Toby on Tuesday
"It's beginning to look a lot like..."
“England is perhaps the only great country whose
intellectuals are ashamed of their own nationality. In
left-wing circles it is always felt that there is something
slightly disgraceful in being an Englishman and that it is a
duty to snigger at every English institution.” That was
George Orwell, author of ‘1984’, ‘The Road to Wigan Pier’
and ‘Animal Farm’, writing in 1941. And if it was true 75
years ago, then it is many times so today when the Left has
had three generations to colonise many of those
institutions. The narrative of our news outlets, in
particular the BBC about which I wrote last week and Channel
4, and their palpable sense of anger and loss over June’s
Referendum result, is all too clear. And while the need to
invoke Article 50 of the Lisbon Treaty is now seen as
inevitable, the campaign to negate June’s vote has moved
onto more sophisticated ground with arguments over the
Single Market, the Customs Union, the Internal Market or
whatever name you choose to describe the relentless power
grab of the EU institutions. This ignores deliberately the
simple truth that what ordinary British, and especially
English, men and women voted for in June was to get back
their unique country, the land of Shakespeare and Newton,
Nelson and Churchill, of Elizabeth 1 and indeed our own
marvellous Queen, the wonderful country that had been taken
away from them by all those self-styled intellectuals, so
well described by George Orwell in 1941.
And as the whole Brexit process unfolds, there will be
five simple tests to gauge whether Brexit does indeed mean
Brexit:
1. Will we have control of our borders?
2. Will we be able to make our own laws?
3. Will we be able to negotiate our own trade
agreements?
4. Will we have to continue paying into the Brussels
budget?
5. Will we be able to reclaim our North Sea fisheries?

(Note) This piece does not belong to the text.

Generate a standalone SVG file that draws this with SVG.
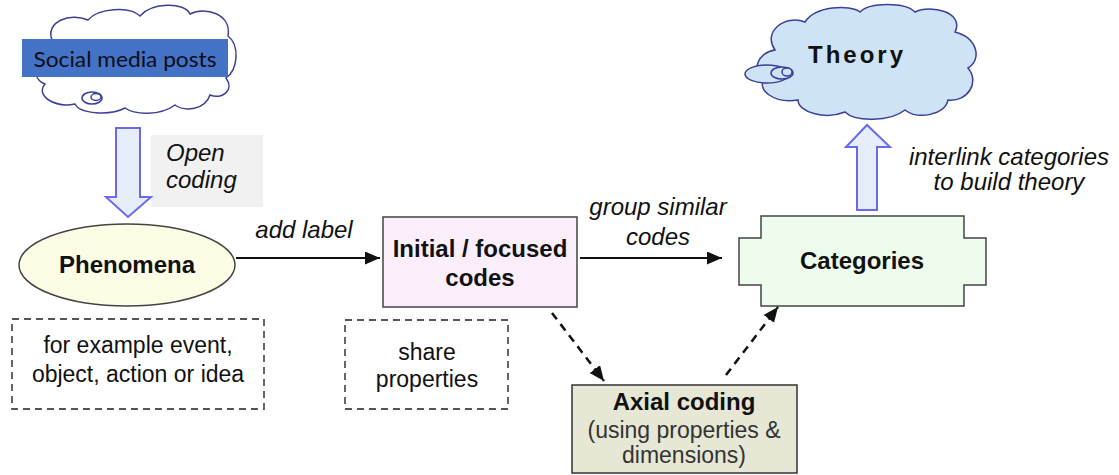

And of these five, the final one, the return of our
fisheries is of huge psychological importance. The EU knew
just what it was doing in 1972 when it took away our
fisheries, for it was saying that Britain would no longer be
a maritime, open trading nation any more, but rather it
would become just one more Continental country, part of the
European land mass. And only by the return of our
fisheries can that error be put right and our role as a
maritime nation be reclaimed. Now it is by these five tests
that Brexit will be judged post-next year’s invocation of
Article 50. My belief is that those who were defeated in
June will seek to ensure that not one of them will be
properly fulfilled and that Britain will remain within the
EU by some other name. So this is why a strong and united
UKIP under Paul Nuttall’s leadership is now needed more than
ever. And as the year draws to a close, it’s just worth
remembering those splendid lines of Rudyard Kipling on
Danegeld, the tribute once paid to the Danes to stop them
invading England:
“We never pay anyone Danegeld,
No matter how trifling the cost,
For the end of the game is oppression and shame
And the nation that pays it is lost!”
Have a very happy Christmas and until next year!